• _Problem requirements_: Copy each line of the data below exactly, leaving out pictures.

========================================================================

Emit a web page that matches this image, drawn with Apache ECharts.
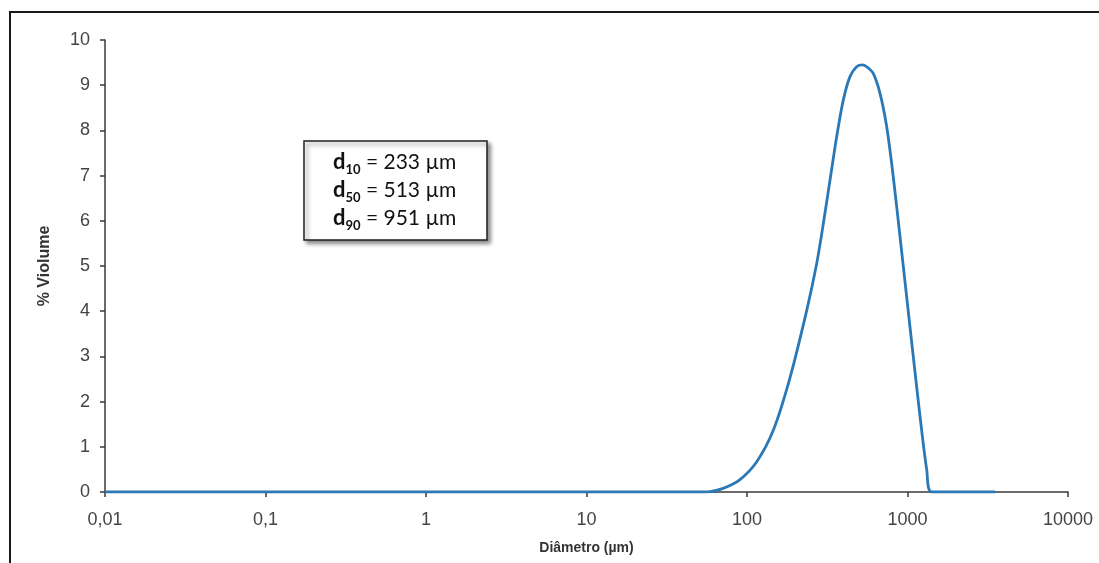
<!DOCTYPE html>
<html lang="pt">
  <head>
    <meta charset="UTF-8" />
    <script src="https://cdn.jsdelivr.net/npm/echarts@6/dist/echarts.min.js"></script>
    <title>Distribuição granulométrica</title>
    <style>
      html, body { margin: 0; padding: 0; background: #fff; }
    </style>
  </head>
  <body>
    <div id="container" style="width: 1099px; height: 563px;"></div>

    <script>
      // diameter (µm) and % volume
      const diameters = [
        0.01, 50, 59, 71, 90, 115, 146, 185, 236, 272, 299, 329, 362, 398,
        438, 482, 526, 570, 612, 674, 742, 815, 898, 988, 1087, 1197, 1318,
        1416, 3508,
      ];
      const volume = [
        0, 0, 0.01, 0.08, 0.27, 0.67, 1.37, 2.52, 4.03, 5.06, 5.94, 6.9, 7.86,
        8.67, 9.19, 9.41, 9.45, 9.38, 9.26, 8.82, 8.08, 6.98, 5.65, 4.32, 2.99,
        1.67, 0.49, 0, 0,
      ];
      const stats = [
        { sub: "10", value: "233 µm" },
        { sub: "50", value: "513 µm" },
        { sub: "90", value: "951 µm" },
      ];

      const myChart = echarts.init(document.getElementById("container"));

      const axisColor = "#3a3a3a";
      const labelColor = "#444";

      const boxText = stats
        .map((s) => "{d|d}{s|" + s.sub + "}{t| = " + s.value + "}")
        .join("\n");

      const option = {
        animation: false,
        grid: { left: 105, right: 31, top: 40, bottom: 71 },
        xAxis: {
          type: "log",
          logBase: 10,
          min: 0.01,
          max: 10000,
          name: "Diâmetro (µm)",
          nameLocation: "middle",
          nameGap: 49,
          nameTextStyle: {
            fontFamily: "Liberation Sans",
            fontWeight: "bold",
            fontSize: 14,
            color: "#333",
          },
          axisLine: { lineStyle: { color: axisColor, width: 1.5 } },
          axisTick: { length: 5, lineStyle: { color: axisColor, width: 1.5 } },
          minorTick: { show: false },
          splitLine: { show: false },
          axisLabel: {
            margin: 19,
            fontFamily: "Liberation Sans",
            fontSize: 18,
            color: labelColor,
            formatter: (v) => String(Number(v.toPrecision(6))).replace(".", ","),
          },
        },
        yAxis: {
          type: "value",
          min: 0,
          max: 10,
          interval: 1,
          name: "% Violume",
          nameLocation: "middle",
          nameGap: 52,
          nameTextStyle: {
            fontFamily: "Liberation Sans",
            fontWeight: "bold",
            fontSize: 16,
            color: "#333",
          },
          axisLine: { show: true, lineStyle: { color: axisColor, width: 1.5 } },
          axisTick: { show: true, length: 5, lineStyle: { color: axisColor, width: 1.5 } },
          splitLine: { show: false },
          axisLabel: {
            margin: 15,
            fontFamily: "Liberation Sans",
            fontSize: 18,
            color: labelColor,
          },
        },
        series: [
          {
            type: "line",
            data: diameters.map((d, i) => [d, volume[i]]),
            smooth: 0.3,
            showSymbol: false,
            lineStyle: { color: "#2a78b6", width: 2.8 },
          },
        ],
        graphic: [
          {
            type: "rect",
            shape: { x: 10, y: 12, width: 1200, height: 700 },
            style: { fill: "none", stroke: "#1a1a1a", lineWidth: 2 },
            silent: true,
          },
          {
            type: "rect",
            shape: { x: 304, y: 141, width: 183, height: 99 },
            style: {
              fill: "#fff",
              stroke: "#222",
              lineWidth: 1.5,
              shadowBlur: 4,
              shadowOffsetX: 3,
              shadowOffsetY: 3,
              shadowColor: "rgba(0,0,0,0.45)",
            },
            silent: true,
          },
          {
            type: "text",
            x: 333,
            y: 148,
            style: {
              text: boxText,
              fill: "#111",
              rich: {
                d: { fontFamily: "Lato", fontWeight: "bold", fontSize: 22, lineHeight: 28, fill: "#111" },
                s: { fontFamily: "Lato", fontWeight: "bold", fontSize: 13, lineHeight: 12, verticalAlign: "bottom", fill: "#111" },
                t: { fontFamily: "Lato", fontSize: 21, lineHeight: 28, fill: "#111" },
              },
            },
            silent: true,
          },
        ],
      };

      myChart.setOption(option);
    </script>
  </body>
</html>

========================================================================

• _The output_:
Emit a web page that matches this image, drawn with Apache ECharts.
<!DOCTYPE html>
<html lang="pt">
  <head>
    <meta charset="UTF-8" />
    <script src="https://cdn.jsdelivr.net/npm/echarts@6/dist/echarts.min.js"></script>
    <title>Distribuição granulométrica</title>
    <style>
      html, body { margin: 0; padding: 0; background: #fff; }
    </style>
  </head>
  <body>
    <div id="container" style="width: 1099px; height: 563px;"></div>

    <script>
      // diameter (µm) and % volume
      const diameters = [
        0.01, 50, 59, 71, 90, 115, 146, 185, 236, 272, 299, 329, 362, 398,
        438, 482, 526, 570, 612, 674, 742, 815, 898, 988, 1087, 1197, 1318,
        1416, 3508,
      ];
      const volume = [
        0, 0, 0.01, 0.08, 0.27, 0.67, 1.37, 2.52, 4.03, 5.06, 5.94, 6.9, 7.86,
        8.67, 9.19, 9.41, 9.45, 9.38, 9.26, 8.82, 8.08, 6.98, 5.65, 4.32, 2.99,
        1.67, 0.49, 0, 0,
      ];
      const stats = [
        { sub: "10", value: "233 µm" },
        { sub: "50", value: "513 µm" },
        { sub: "90", value: "951 µm" },
      ];

      const myChart = echarts.init(document.getElementById("container"));

      const axisColor = "#3a3a3a";
      const labelColor = "#444";

      const boxText = stats
        .map((s) => "{d|d}{s|" + s.sub + "}{t| = " + s.value + "}")
        .join("\n");

      const option = {
        animation: false,
        grid: { left: 105, right: 31, top: 40, bottom: 71 },
        xAxis: {
          type: "log",
          logBase: 10,
          min: 0.01,
          max: 10000,
          name: "Diâmetro (µm)",
          nameLocation: "middle",
          nameGap: 49,
          nameTextStyle: {
            fontFamily: "Liberation Sans",
            fontWeight: "bold",
            fontSize: 14,
            color: "#333",
          },
          axisLine: { lineStyle: { color: axisColor, width: 1.5 } },
          axisTick: { length: 5, lineStyle: { color: axisColor, width: 1.5 } },
          minorTick: { show: false },
          splitLine: { show: false },
          axisLabel: {
            margin: 19,
            fontFamily: "Liberation Sans",
            fontSize: 18,
            color: labelColor,
            formatter: (v) => String(Number(v.toPrecision(6))).replace(".", ","),
          },
        },
        yAxis: {
          type: "value",
          min: 0,
          max: 10,
          interval: 1,
          name: "% Violume",
          nameLocation: "middle",
          nameGap: 52,
          nameTextStyle: {
            fontFamily: "Liberation Sans",
            fontWeight: "bold",
            fontSize: 16,
            color: "#333",
          },
          axisLine: { show: true, lineStyle: { color: axisColor, width: 1.5 } },
          axisTick: { show: true, length: 5, lineStyle: { color: axisColor, width: 1.5 } },
          splitLine: { show: false },
          axisLabel: {
            margin: 15,
            fontFamily: "Liberation Sans",
            fontSize: 18,
            color: labelColor,
          },
        },
        series: [
          {
            type: "line",
            data: diameters.map((d, i) => [d, volume[i]]),
            smooth: 0.3,
            showSymbol: false,
            lineStyle: { color: "#2a78b6", width: 2.8 },
          },
        ],
        graphic: [
          {
            type: "rect",
            shape: { x: 10, y: 12, width: 1200, height: 700 },
            style: { fill: "none", stroke: "#1a1a1a", lineWidth: 2 },
            silent: true,
          },
          {
            type: "rect",
            shape: { x: 304, y: 141, width: 183, height: 99 },
            style: {
              fill: "#fff",
              stroke: "#222",
              lineWidth: 1.5,
              shadowBlur: 4,
              shadowOffsetX: 3,
              shadowOffsetY: 3,
              shadowColor: "rgba(0,0,0,0.45)",
            },
            silent: true,
          },
          {
            type: "text",
            x: 333,
            y: 148,
            style: {
              text: boxText,
              fill: "#111",
              rich: {
                d: { fontFamily: "Lato", fontWeight: "bold", fontSize: 22, lineHeight: 28, fill: "#111" },
                s: { fontFamily: "Lato", fontWeight: "bold", fontSize: 13, lineHeight: 12, verticalAlign: "bottom", fill: "#111" },
                t: { fontFamily: "Lato", fontSize: 21, lineHeight: 28, fill: "#111" },
              },
            },
            silent: true,
          },
        ],
      };

      myChart.setOption(option);
    </script>
  </body>
</html>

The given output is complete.